= Drug recycling =

Recycling of unused medication

Drug recycling, also referred to as medication redispensing or medication re-use, is the idea that health care organizations or patients with unused drugs can transfer them in a safe and appropriate way to another patient in need. The purpose of such a program is reducing medication waste, thereby saving healthcare costs; improving patients’ access to necessary medication and overall enlarging medications' availability; and alleviating the environmental burden of medication.

==The debate==
Despite the need for waste-preventive measures, the debate of drug recycling programs is ongoing. It is traditional to expect that consumers get prescription drugs from a pharmacy and that the pharmacy got their drugs from a trusted source, such as manufacturer or wholesaler. In a drug recycling program, consumers would access drugs through a less standardized supply chain. Consequently, concerns of the quality of the recycled drugs arise.

However, in a regulated process, monitored by specialized pharmacies or medical organizations, these uncertainties can be overcome. For example, monitoring the storage conditions, including temperature, light, humidity and agitation of medication, can contribute to regulation of the quality of recycled drugs. For this purpose, pharmaceutical packaging could be upgraded with sensing technologies, that can also be designed to detect counterfeits. Such packaging requires an initial investment, but this can be compensated with potential cost savings obtained by a drug recycling program. Additionally, integrating technology like blockchain can provide more traceability to donated medications while also making tampering more difficult. Accordingly, drugs recycling seems economically viable for expensive drugs, such as HIV post-exposure prophylaxis medication or oral chemotherapy used to treat various cancers.

==Donating practices==
In some countries, drug recycling programs operate successfully by donating unused drugs to the less fortunate. In the United States, drug recycling programs exist locally, although Tennessee law allows programs based in that state to accept donations of approved unused prescriptions from individuals and clinics anywhere in the United States. As of 2010, Canada had fewer drug recycling programs than the United States. These programs occur in specific pharmacies only, since these pharmacies are prepared to address the special requirements of participating in a recycling program. Usually, drug returns happen without financial compensation. In Greece, the organization GIVMED operates in drug recycling, and saved over half a million euros by recycling almost 60k drug packages since 2016.

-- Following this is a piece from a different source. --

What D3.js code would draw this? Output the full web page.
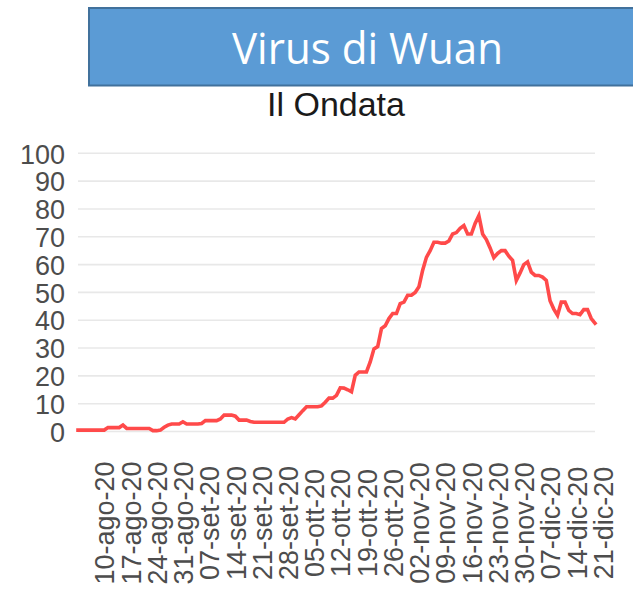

However, in other countries, such as Canada, implementation of drug recycling programs is limited. Other initiatives focus on donating drugs to third world countries. However, this is accompanied with ethical constraints due to uncertainties in quality, as well as practical constraints, due to making the drugs only temporarily available and not necessarily addressing local needs. The World Health Organization provided guidelines on appropriate drug donation, thereby discouraging donation practices that do not consider recipient's needs, government policies, effective coordination or quality standards.

==Toward re-dispensing as standard of care==
Alternatively, drug recycling programs could be set as routine clinical practice with the aim of reducing the economic and environmental burden of medication waste. Still, for general implementation of drug recycling programs, clear professional guidelines are required. Research could provide the rationale for these guidelines. For example, research showed that a majority of patients is willing to use recycled drugs if the quality is maintained, and explored requirements for a drug recycling program perceived by stakeholders, including the general public, pharmacists. and policy-makers.

One can assume that implementing drug recycling as routine clinical practice is only attractive from an economical perspective, if the savings exceed the operational pharmacy costs. For this purpose, research should assess the feasibility of drug recycling. In the Netherlands, re-dispensing of unused oral anti-cancer drugs is currently tested in routine clinical practice to determined cost-savings of a quality-controlled process. This data could help policy-makers to prioritize drug recycling on their agenda, thereby facilitating guidelines for general implementation of drug recycling.

In the United States, re-dispensing of recycled prescription drugs is regulated on a state-by-state basis. Among the 50 U.S. states, 42 allow for the reuse of donated prescription medication by patients in need as defined by each state’s laws.